In a new study, researchers found that women who met the federal physical activity guideline of 30 minutes per day of moderate activity exclusively through walking had a much lower risk of developing high blood pressure.
They also found that women who did not achieve recommended levels of walking but who walked at 2 mph (a 30-minute mile) or faster still had a reduced risk of high blood pressure.
The research was led by University at Buffalo scientists.
Another study of more than 80,000 postmenopausal women aged 50 to 79 found that more time spent in sedentary behavior while awake, such as sitting or lying on the couch, is linked to a higher risk of heart failure hospitalization.
In fact, women who spent more than 9.5 hours per day sitting or lying down had a 42% higher risk of developing heart failure during the nine years after first assessing sedentary time.
This finding was evident even after accounting for physical activity levels and heart failure risk factors such as hypertension, diabetes, obesity, and heart attack.
Taken together, the two studies send a powerful message: Sit less, walk more for heart health.
Both studies relied on data collected over time from participants in the Women’s Health Initiative.
The first study found that brisk walking—identified as a 30-minute mile—for 150 minutes or more per week is linked to a lower risk of hypertension in older women.

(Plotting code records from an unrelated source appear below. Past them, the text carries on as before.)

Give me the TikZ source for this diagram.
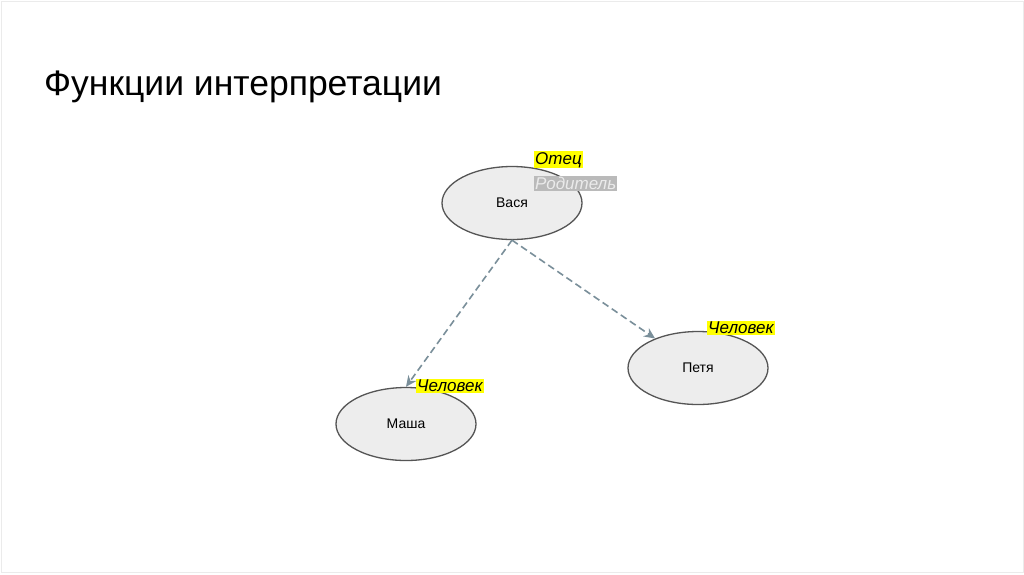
\documentclass[tikz,border=0pt]{standalone}
\usepackage{fontspec}
\setmainfont{Liberation Sans}
\usetikzlibrary{arrows.meta,shapes.geometric}
\definecolor{fillg}{HTML}{EDEDED}
\definecolor{edgeg}{HTML}{555555}
\definecolor{arr}{HTML}{7A8F9A}
\definecolor{hl}{HTML}{FFFF00}
\tikzset{
  ent/.style={ellipse,draw=edgeg,fill=fillg,line width=1.3pt,minimum width=140pt,minimum height=73pt,inner sep=0pt,font=\fontsize{14}{16}\selectfont},
  tag/.style={fill=hl,inner sep=1pt,anchor=north west,font=\itshape\fontsize{17}{19}\selectfont},
  rel/.style={draw=arr,dashed,dash pattern=on 7pt off 4pt,line width=1.6pt,-{Stealth[length=11pt,width=10pt]}}
}
\begin{document}
\begin{tikzpicture}[x=1pt,y=-1pt]
\useasboundingbox (0,0) rectangle (1024,574);
\fill[white] (0,0) rectangle (1024,574);
\draw[black!8] (1,1) rectangle (1023,572);
\node[anchor=base west,inner sep=0pt,font=\fontsize{35.5}{40}\selectfont] (title) at (44,95) {Функции интерпретации};
\node[ent] (vasya) at (512,203) {Вася};
\node[ent] (petya) at (698,368) {Петя};
\node[ent] (masha) at (406,424) {Маша};
\node[tag] (otec) at (534,151) {Отец};
\node[tag,fill=black!27,text=black!8] (rod) at (534,176) {Родитель};
\node[tag] (ch1) at (707,321) {Человек};
\node[tag] (ch2) at (416,379) {Человек};
\draw[rel] (vasya.south) -- (masha.north);
\draw[rel] (vasya.south) -- (petya);
\end{tikzpicture}
\end{document}
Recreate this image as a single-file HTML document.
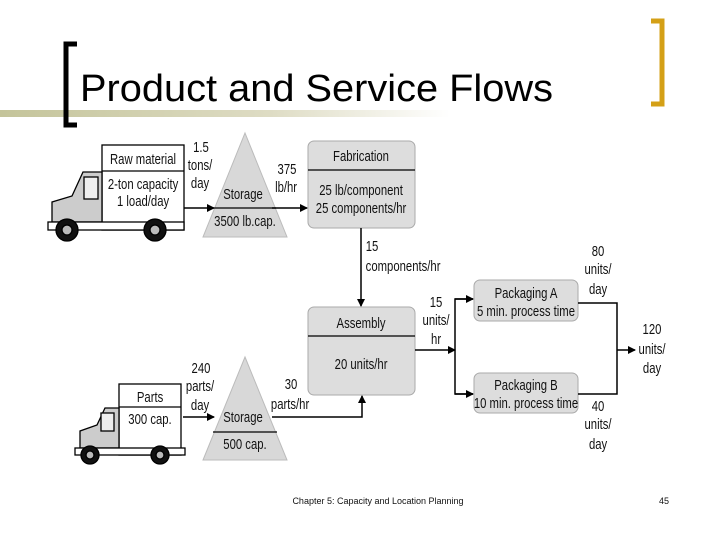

Walking speed is strongly linked to lower hypertension risk after adjusting for the walking duration, suggesting that walking faster might have greater blood pressure benefits over volume or duration.
The work adds to growing evidence that people don’t necessarily have to be an avid jogger or cyclist to gain health benefits from physical activity.
Just going for regular walks can have a meaningful impact on important risk factors for cardiovascular disease, in this case, blood pressure.
This is especially important to older adults because walking is an accessible activity for all ages.
The researchers also note that women whose walking speed was slower than 2 mph had a significantly higher 5% to 8% risk of hypertension compared with non-walkers.
Very few studies have examined sedentary time and heart failure risk, and none have focused on older women in whom both sedentary behavior and heart failure are common.
In the second study, during an average of nine years of follow-up, 1,402 women were hospitalized due to heart failure.
Compared with women who reported spending less than 6.5 hours per day sitting or lying down, the risk of heart failure hospitalization was:
15% higher in women reporting 6.6-9.5 hours daily spent sitting or lying down;
42% higher in women reporting more than 9.5 hours daily spent sitting or lying down.
Compared with women who reported sitting less than 4.5 hours a day, the risk of heart failure hospitalization was:
14% higher in women who sat between 4.6 and 8.5 hours each day;
54% higher in women who sat more than 8.5 hours a day.
Researchers saw a 42% higher risk of developing heart failure among women who were sedentary for more than 9.5 hours per day.
When they further accounted for heart attack—a major cause of heart failure that also leads to more sedentary time—the strongly increased risk of heart failure continued to be seen with prolonged sitting time.
The team will soon have results from a new study using accelerometers, which will show that simply standing up to break up sedentary time is associated with a lower risk of cardiovascular disease.
The team says sedentary behavior increases poorer cardiometabolic risk factor, which increases the likelihood of onset and progression of arterial atherosclerosis and blood clots in arteries,
These are precursors to angina and heart attack, of which heart failure is a major consequence.
Sedentary time also reduces the pumping effectiveness of the heart, which is a major manifestation of clinical heart failure.
One author of the study is Michael LaMonte, Ph.D., research associate professor of epidemiology.
The study findings are published in Hypertension and Circulation: Heart Failure.